> GOAL OF THE EXERCISE
Search the material for the word "matplotlib" and report each line where it turns up.

★ ★ ★ ★

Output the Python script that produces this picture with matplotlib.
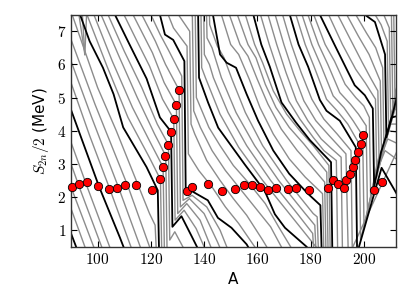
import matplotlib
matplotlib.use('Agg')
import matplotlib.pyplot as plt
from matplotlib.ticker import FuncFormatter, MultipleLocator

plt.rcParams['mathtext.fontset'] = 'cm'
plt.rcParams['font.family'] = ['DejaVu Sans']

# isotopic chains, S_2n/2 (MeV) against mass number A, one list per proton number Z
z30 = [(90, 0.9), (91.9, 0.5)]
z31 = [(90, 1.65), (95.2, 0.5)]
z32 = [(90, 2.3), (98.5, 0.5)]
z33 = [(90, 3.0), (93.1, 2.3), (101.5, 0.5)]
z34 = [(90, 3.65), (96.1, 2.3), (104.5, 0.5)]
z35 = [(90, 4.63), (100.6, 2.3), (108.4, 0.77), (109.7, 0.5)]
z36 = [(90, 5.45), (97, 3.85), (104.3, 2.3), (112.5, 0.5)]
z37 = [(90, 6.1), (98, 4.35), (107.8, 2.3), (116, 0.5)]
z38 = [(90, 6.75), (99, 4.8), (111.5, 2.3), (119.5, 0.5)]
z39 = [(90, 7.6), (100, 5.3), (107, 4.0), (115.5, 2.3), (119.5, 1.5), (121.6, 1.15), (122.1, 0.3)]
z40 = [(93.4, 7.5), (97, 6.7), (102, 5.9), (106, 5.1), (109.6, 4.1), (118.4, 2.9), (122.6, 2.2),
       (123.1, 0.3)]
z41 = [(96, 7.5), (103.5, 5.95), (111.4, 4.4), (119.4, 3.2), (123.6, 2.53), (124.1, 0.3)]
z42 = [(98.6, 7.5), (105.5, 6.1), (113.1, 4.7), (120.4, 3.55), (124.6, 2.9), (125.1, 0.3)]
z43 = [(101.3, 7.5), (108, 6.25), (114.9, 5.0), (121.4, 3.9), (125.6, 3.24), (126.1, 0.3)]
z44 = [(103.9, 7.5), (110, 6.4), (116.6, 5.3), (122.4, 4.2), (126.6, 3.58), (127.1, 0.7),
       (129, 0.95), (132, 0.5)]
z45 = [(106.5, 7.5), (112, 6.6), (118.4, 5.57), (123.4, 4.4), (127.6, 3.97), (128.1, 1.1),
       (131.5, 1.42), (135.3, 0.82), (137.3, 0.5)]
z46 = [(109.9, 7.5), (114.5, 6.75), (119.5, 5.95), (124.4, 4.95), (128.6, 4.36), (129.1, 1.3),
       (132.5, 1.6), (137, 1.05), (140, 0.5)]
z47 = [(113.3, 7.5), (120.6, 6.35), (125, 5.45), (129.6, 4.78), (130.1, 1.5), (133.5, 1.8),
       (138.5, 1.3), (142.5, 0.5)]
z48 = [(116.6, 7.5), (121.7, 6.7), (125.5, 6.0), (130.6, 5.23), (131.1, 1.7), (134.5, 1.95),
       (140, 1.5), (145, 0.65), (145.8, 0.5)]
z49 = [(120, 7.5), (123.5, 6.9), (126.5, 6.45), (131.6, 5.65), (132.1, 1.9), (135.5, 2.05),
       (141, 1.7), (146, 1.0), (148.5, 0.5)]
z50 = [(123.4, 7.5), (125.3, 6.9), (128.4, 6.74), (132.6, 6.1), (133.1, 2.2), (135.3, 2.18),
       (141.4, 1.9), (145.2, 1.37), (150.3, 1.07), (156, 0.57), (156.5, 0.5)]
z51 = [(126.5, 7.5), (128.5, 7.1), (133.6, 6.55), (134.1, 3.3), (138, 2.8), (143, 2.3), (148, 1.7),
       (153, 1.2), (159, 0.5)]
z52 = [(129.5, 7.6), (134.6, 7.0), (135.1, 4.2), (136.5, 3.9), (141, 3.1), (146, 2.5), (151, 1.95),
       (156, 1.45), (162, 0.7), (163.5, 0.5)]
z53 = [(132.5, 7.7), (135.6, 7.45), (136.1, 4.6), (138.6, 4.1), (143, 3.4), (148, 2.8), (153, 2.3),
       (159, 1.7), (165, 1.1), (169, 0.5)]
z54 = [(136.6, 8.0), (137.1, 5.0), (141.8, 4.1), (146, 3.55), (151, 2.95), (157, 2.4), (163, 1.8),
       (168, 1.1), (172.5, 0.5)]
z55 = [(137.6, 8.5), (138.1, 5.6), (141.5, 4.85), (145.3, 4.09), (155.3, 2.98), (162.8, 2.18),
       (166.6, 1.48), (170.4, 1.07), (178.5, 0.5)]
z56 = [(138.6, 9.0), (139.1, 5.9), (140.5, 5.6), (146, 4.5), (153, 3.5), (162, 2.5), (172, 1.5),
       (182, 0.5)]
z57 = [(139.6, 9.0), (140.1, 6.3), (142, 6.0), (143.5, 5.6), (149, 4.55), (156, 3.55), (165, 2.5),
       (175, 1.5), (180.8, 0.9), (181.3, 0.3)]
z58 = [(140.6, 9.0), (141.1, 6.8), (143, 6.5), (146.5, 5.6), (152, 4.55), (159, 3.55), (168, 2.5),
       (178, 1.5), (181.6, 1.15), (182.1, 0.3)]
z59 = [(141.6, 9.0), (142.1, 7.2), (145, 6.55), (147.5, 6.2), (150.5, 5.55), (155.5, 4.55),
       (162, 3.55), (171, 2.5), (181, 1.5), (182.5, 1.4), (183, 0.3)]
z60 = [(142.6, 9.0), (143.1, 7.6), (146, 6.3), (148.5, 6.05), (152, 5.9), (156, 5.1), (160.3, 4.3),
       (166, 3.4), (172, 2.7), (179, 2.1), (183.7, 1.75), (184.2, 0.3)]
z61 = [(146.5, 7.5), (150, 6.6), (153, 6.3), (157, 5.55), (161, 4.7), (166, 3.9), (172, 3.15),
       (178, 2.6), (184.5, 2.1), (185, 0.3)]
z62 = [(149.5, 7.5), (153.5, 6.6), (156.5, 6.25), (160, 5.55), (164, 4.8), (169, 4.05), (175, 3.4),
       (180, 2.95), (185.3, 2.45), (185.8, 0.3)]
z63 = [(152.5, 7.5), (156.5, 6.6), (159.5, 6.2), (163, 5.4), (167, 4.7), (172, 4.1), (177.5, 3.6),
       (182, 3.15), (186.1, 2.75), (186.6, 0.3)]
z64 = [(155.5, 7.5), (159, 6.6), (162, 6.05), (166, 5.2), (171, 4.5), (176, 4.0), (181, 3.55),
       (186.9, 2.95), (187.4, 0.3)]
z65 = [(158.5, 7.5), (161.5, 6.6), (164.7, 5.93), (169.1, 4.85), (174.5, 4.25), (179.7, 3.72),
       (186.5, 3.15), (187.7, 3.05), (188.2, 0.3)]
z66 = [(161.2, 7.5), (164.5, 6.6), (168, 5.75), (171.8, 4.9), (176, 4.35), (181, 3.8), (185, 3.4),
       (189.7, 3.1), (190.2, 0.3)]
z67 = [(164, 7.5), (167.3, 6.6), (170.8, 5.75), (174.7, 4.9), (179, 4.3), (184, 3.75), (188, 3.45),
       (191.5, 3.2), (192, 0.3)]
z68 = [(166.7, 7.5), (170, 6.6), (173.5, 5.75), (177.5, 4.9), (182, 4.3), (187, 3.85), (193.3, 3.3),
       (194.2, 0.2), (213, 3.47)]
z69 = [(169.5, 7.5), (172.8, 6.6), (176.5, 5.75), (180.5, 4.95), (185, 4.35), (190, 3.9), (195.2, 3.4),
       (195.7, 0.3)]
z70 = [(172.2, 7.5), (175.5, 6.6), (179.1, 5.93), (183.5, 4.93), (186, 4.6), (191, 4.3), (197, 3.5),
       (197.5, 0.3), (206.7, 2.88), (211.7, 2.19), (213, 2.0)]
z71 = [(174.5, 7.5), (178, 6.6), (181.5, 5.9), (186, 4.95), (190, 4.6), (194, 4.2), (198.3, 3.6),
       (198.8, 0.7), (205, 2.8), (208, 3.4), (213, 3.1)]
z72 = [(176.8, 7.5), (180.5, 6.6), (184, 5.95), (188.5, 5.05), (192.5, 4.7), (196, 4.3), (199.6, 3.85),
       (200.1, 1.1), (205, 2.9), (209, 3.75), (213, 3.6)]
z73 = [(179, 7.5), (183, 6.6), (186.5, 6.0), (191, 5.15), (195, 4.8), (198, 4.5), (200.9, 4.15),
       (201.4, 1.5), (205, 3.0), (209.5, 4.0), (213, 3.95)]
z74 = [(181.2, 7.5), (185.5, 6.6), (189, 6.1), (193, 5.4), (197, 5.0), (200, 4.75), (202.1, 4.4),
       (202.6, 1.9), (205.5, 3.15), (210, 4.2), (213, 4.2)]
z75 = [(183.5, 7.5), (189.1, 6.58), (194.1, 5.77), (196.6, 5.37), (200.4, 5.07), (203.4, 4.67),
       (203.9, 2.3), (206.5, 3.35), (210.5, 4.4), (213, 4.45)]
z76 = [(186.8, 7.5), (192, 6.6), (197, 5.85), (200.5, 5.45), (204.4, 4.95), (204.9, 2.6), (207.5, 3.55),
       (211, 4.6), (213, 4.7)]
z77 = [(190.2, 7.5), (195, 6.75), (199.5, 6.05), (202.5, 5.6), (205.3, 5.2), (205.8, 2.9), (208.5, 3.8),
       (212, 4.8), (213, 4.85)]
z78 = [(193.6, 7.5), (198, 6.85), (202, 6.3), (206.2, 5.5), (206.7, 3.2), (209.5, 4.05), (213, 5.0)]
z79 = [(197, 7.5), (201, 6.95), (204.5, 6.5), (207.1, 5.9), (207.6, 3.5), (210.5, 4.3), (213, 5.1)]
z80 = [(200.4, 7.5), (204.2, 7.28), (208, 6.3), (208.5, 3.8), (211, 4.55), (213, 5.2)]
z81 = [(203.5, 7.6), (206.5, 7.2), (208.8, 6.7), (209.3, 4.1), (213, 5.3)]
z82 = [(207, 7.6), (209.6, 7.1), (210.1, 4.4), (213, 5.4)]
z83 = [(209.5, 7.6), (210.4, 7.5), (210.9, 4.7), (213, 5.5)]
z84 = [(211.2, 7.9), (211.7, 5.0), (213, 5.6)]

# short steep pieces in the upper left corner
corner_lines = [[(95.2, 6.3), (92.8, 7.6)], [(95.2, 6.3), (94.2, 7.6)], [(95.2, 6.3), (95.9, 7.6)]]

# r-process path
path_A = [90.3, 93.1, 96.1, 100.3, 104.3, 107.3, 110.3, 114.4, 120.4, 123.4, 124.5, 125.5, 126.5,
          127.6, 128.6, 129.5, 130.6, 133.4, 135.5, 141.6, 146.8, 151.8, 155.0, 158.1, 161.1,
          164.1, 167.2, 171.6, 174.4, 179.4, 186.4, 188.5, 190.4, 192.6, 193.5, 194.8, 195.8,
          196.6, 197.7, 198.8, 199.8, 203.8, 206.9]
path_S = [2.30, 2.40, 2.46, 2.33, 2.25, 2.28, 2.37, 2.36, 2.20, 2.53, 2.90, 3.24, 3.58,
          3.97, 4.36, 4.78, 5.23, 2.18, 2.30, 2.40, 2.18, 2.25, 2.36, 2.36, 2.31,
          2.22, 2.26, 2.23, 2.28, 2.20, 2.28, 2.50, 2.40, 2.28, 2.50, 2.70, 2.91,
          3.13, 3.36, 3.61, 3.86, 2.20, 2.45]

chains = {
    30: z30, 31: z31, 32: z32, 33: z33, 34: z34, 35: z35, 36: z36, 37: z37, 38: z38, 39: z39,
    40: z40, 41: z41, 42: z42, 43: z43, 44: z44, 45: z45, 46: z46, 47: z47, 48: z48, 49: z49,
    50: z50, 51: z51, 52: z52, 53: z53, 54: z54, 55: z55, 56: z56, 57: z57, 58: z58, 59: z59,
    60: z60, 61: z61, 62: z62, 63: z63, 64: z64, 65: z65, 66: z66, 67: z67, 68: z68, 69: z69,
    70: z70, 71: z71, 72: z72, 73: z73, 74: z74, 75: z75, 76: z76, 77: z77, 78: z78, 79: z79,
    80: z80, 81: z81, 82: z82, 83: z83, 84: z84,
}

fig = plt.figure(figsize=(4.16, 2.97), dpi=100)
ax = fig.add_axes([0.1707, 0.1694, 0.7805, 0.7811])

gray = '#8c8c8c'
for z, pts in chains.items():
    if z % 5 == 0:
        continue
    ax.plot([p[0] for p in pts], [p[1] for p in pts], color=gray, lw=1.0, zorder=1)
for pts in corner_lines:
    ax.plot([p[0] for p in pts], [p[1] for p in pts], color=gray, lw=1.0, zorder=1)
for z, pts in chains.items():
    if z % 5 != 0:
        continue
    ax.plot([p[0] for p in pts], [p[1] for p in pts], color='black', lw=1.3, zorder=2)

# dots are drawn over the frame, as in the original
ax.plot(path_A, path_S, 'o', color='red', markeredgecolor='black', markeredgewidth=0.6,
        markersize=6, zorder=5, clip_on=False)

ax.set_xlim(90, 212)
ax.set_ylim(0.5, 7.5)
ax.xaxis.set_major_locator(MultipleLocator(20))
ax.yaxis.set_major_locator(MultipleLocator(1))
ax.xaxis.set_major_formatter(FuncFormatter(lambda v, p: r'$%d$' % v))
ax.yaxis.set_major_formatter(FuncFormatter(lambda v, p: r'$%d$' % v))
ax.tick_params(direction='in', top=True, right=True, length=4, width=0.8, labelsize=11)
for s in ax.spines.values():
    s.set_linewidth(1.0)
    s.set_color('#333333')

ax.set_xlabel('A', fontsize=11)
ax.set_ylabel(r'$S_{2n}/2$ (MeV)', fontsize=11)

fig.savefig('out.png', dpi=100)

★ ★ ★ ★

> CORRECT ANSWER
Output the Python script that produces this picture with matplotlib.
import matplotlib
matplotlib.use('Agg')
import matplotlib.pyplot as plt
from matplotlib.ticker import FuncFormatter, MultipleLocator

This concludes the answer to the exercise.